The list in the image above will only continue to grow as technology and integration capabilities evolve. In addition, the rising adoption and culture of smartphones (equipped with a host of sensors) around the globe is building the infrastructure for marketers to leverage these devices for access to individuals, at scale.

Marketers Must Embrace Data Now More than Ever

By bringing online traditionally offline objects, we grant them a data stream, a sort of voice. Complicating this is that the data generated by any one touchpoint is really only a small fraction of the any ‘holistic’ understanding to be gained. Enter Big Data.

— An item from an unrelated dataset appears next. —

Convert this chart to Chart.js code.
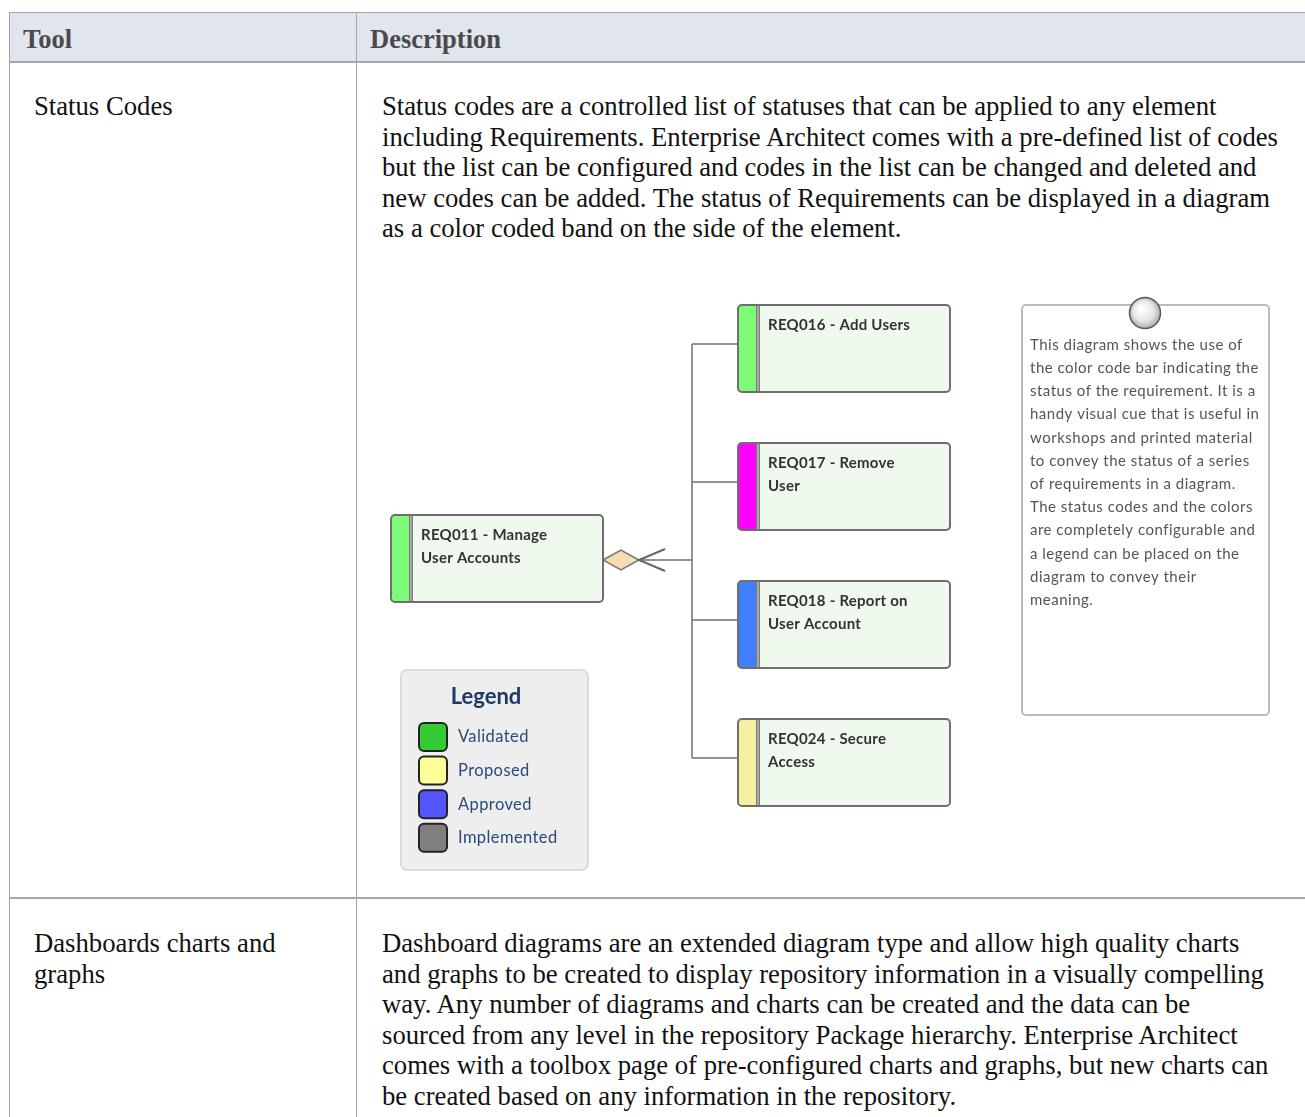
<!DOCTYPE html>
<html>
<head>
<meta charset="utf-8">
<script src="https://cdn.jsdelivr.net/npm/chart.js@4.4.1/dist/chart.umd.min.js"></script>
<style>
  html, body { margin: 0; padding: 0; background: #fff; }
  body { width: 1305px; height: 1117px; position: relative; overflow: hidden; font-family: "Liberation Serif", "Times New Roman", serif; }
  .hdr { position: absolute; left: 9px; top: 12px; width: 1310px; height: 48px; background: #e1e5ee;
         border-top: 1px solid #a4a4a4; border-bottom: 2px solid #a8a8a8; }
  .vline { position: absolute; top: 12px; width: 1px; height: 1110px; background: #a4a4a4; }
  .hline { position: absolute; left: 9px; width: 1300px; height: 2px; background: #a8a8a8; }
  .th { position: absolute; top: 22px; font-weight: bold; font-size: 26.5px; color: #4a4a4a; line-height: 34px; }
  .txt { position: absolute; font-size: 26.7px; line-height: 30.6px; color: #111; white-space: nowrap; }
  #diagramWrap { position: absolute; left: 380px; top: 285px; width: 910px; height: 600px; }
</style>
</head>
<body>
<div class="hdr"></div>
<div class="vline" style="left:9px"></div>
<div class="vline" style="left:356px"></div>
<div class="hline" style="top:897px"></div>
<div class="th" style="left:23px">Tool</div>
<div class="th" style="left:370px">Description</div>

<div class="txt" id="tool1" style="left:34px; top:91px"></div>
<div class="txt" id="desc1" style="left:382px; top:91px"></div>
<div class="txt" id="tool2" style="left:34px; top:928px"></div>
<div class="txt" id="desc2" style="left:382px; top:928px"></div>

<div id="diagramWrap"><canvas id="diagram"></canvas></div>

<script>
// Table text
const toolNames = [['Status Codes'], ['Dashboards charts and', 'graphs']];
const toolDescriptions = [
  ['Status codes are a controlled list of statuses that can be applied to any element',
   'including Requirements. Enterprise Architect comes with a pre-defined list of codes',
   'but the list can be configured and codes in the list can be changed and deleted and',
   'new codes can be added. The status of Requirements can be displayed in a diagram',
   'as a color coded band on the side of the element.'],
  ['Dashboard diagrams are an extended diagram type and allow high quality charts',
   'and graphs to be created to display repository information in a visually compelling',
   'way. Any number of diagrams and charts can be created and the data can be',
   'sourced from any level in the repository Package hierarchy. Enterprise Architect',
   'comes with a toolbox page of pre-configured charts and graphs, but new charts can',
   'be created based on any information in the repository.']
];

// Diagram content
const reqTitles = [
  ['REQ011 - Manage', 'User Accounts'],
  ['REQ016 - Add Users'],
  ['REQ017 - Remove', 'User'],
  ['REQ018 - Report on', 'User Account'],
  ['REQ024 - Secure', 'Access']
];
const reqStatusColors = ['#7ffb7a', '#7ffb7a', '#ff00ff', '#4080ff', '#f4f2a0'];
const legendStatuses = ['Validated', 'Proposed', 'Approved', 'Implemented'];
const legendColors = ['#33cc33', '#ffff99', '#5555ff', '#808080'];
const noteLines = [
  'This diagram shows the use of', 'the color code bar indicating the',
  'status of the requirement. It is a', 'handy visual cue that is useful in',
  'workshops and printed material', 'to convey the status of a series',
  'of requirements in a diagram.', 'The status codes and the colors',
  'are completely configurable and', 'a legend can be placed on the',
  'diagram to convey their', 'meaning.'
];

function fillLines(id, lines) {
  document.getElementById(id).innerHTML = lines.map(l => '<div>' + l + '</div>').join('');
}
fillLines('tool1', toolNames[0]);
fillLines('desc1', toolDescriptions[0]);
fillLines('tool2', toolNames[1]);
fillLines('desc2', toolDescriptions[1]);

// layout (diagram units, same as page pixels)
const parentBox = { x: 391, y: 515 };
const childBoxes = [{ x: 738, y: 305 }, { x: 738, y: 443 }, { x: 738, y: 581 }, { x: 738, y: 719 }];
const boxW = 212, boxH = 87, trunkX = 692;

function rrect(ctx, x, y, w, h, r) {
  ctx.beginPath();
  ctx.moveTo(x + r, y);
  ctx.arcTo(x + w, y, x + w, y + h, r);
  ctx.arcTo(x + w, y + h, x, y + h, r);
  ctx.arcTo(x, y + h, x, y, r);
  ctx.arcTo(x, y, x + w, y, r);
  ctx.closePath();
}

const diagramPlugin = {
  id: 'diagram',
  afterDraw(chart) {
    const ctx = chart.ctx;
    const sx = chart.scales.x, sy = chart.scales.y;
    const px = v => sx.getPixelForValue(v);
    const py = v => sy.getPixelForValue(v);
    ctx.save();

    // connectors
    ctx.strokeStyle = '#707070';
    ctx.lineWidth = 1.5;
    const midYs = childBoxes.map(b => b.y + 39);
    ctx.beginPath();
    ctx.moveTo(px(trunkX), py(midYs[0]));
    ctx.lineTo(px(trunkX), py(midYs[midYs.length - 1]));
    midYs.forEach(my => { ctx.moveTo(px(trunkX), py(my)); ctx.lineTo(px(738), py(my)); });
    const pMid = parentBox.y + 45;
    ctx.moveTo(px(640), py(pMid));
    ctx.lineTo(px(trunkX), py(pMid));
    ctx.stroke();
    // diamond
    const dx0 = parentBox.x + boxW;
    ctx.beginPath();
    ctx.moveTo(px(dx0), py(pMid));
    ctx.lineTo(px(dx0 + 18), py(pMid - 10));
    ctx.lineTo(px(dx0 + 36), py(pMid));
    ctx.lineTo(px(dx0 + 18), py(pMid + 10));
    ctx.closePath();
    ctx.fillStyle = '#f6dcb0';
    ctx.fill();
    ctx.strokeStyle = '#777';
    ctx.stroke();
    // open arrow
    ctx.beginPath();
    ctx.moveTo(px(dx0 + 62), py(pMid - 11));
    ctx.lineTo(px(dx0 + 36), py(pMid));
    ctx.lineTo(px(dx0 + 62), py(pMid + 11));
    ctx.strokeStyle = '#666';
    ctx.lineWidth = 2;
    ctx.stroke();

    // requirement boxes
    const boxes = [parentBox].concat(childBoxes);
    boxes.forEach((b, i) => {
      const x = px(b.x), y = py(b.y), w = px(b.x + boxW) - x, h = py(b.y + boxH) - y;
      rrect(ctx, x, y, w, h, 4);
      ctx.fillStyle = '#f0f9ee';
      ctx.fill();
      ctx.save();
      ctx.clip();
      ctx.fillStyle = reqStatusColors[i];
      ctx.fillRect(x, y, 18, h);
      ctx.fillStyle = '#7a7a7a';
      ctx.fillRect(x + 18, y, 4, h);
      ctx.fillStyle = '#d8d8d8';
      ctx.fillRect(x + 19.5, y, 1, h);
      ctx.restore();
      rrect(ctx, x, y, w, h, 4);
      ctx.strokeStyle = '#6e6e6e';
      ctx.lineWidth = 2;
      ctx.stroke();
      ctx.fillStyle = '#333';
      ctx.font = 'bold 15px Lato';
      ctx.letterSpacing = '0.25px';
      ctx.textBaseline = 'middle';
      reqTitles[i].forEach((t, k) => ctx.fillText(t, x + 30, y + 20 + k * 23.5));
    });

    // legend
    const lx = px(401), ly = py(670);
    rrect(ctx, lx, ly, px(588) - lx, py(870) - ly, 6);
    ctx.fillStyle = '#eeeeee';
    ctx.fill();
    ctx.strokeStyle = '#dcdcdc';
    ctx.lineWidth = 2;
    ctx.stroke();
    ctx.fillStyle = '#1f3864';
    ctx.font = 'bold 22px Lato';
    ctx.letterSpacing = '0px';
    ctx.textAlign = 'center';
    ctx.fillText('Legend', px(486), py(697));
    ctx.textAlign = 'left';
    legendStatuses.forEach((s, i) => {
      const top = py(723 + i * 33.6);
      rrect(ctx, px(419), top, 28, 28, 5);
      ctx.fillStyle = legendColors[i];
      ctx.fill();
      ctx.strokeStyle = '#222';
      ctx.lineWidth = 2;
      ctx.stroke();
      ctx.fillStyle = '#2a4a7a';
      ctx.font = '16.5px Lato';
      ctx.letterSpacing = '0.4px';
      ctx.fillText(s, px(458), top + 14);
    });

    // note
    const nx = px(1022), ny = py(305);
    rrect(ctx, nx, ny, px(1269) - nx, py(715) - ny, 4);
    ctx.fillStyle = '#fff';
    ctx.fill();
    ctx.strokeStyle = '#bbbbbb';
    ctx.lineWidth = 2;
    ctx.stroke();
    const cx = px(1145), cy = py(313);
    const g = ctx.createRadialGradient(cx - 4, cy - 5, 2, cx, cy, 16);
    g.addColorStop(0, '#ffffff');
    g.addColorStop(0.6, '#e4e4e4');
    g.addColorStop(1, '#a8a8a8');
    ctx.beginPath();
    ctx.arc(cx, cy, 15.5, 0, Math.PI * 2);
    ctx.fillStyle = g;
    ctx.fill();
    ctx.strokeStyle = '#5a5a5a';
    ctx.lineWidth = 1.5;
    ctx.stroke();
    ctx.fillStyle = '#555';
    ctx.font = '15px Lato';
    ctx.letterSpacing = '0.5px';
    noteLines.forEach((t, k) => ctx.fillText(t, px(1030), py(345 + k * 23.2)));

    ctx.restore();
  }
};

new Chart(document.getElementById('diagram'), {
  type: 'scatter',
  data: { datasets: [{ data: [], pointRadius: 0 }] },
  options: {
    responsive: true,
    maintainAspectRatio: false,
    animation: false,
    events: [],
    layout: { padding: 0 },
    plugins: { legend: { display: false }, tooltip: { enabled: false } },
    scales: {
      x: { type: 'linear', display: false, min: 380, max: 1290 },
      y: { type: 'linear', display: false, min: 285, max: 885, reverse: true }
    }
  },
  plugins: [diagramPlugin]
});
</script>
</body>
</html>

To make meaning from data, streams are analyzed or integrated in aggregate. Social data, loyalty data, transactional data, CRM data, demographic data, weather data, product data, and a long-tail list of other data sources are typically combined with the data streams of any given touchpoint to derive signal from noise.

Approaching the Holy Grail of Marketing

The result of these evolving technologies and capabilities is that marketers have never been closer to obtaining that proverbial ‘Holy Grail’ of Marketing: right content, right person, right time, right place. Marketers can now observe, measure, and understand consumer behaviors more richly (and more immediately) than ever before. They can use such intelligence to empirically inform (sometimes even automate through algorithms) how they provide service, market to, and interact with individual consumers based on their unique histories and preferences. Technology now enables relationships at a much deeper and personalized level.

But this can’t be mastered overnight. Marketers can begin to think about leveraging emerging touchpoints in two ways:

  • Attribution: Continue to hone the organization’s attribution mechanisms. The proliferation of touchpoints assumes connections between the offline and online world. But, without connecting these ‘dots,’ customer and product insights are simply incomplete, rendering ‘one version of the truth’ impossible.
  • Research: Conduct research into the lives of your organization’s digital customers through journey mapping, focus groups, product feedback, and surveys. Each segment will have nuanced characteristics, around technology use, lifestyle drivers, privacy concerns, etc. This research should inform behaviors, challenges, opportunities, and gaps between them around which touchpoints can be leveraged for improved customer experience and intelligence.

Remember, embracing new touchpoints also doesn’t mean adopting new technology for technology’s sake. Marketers must zoom out from the mystique of emerging technologies, align programs with the larger digital strategy within the organization, pilot initiatives and optimize, and leverage the technology to serve these goals by bridging gaps and opportunities.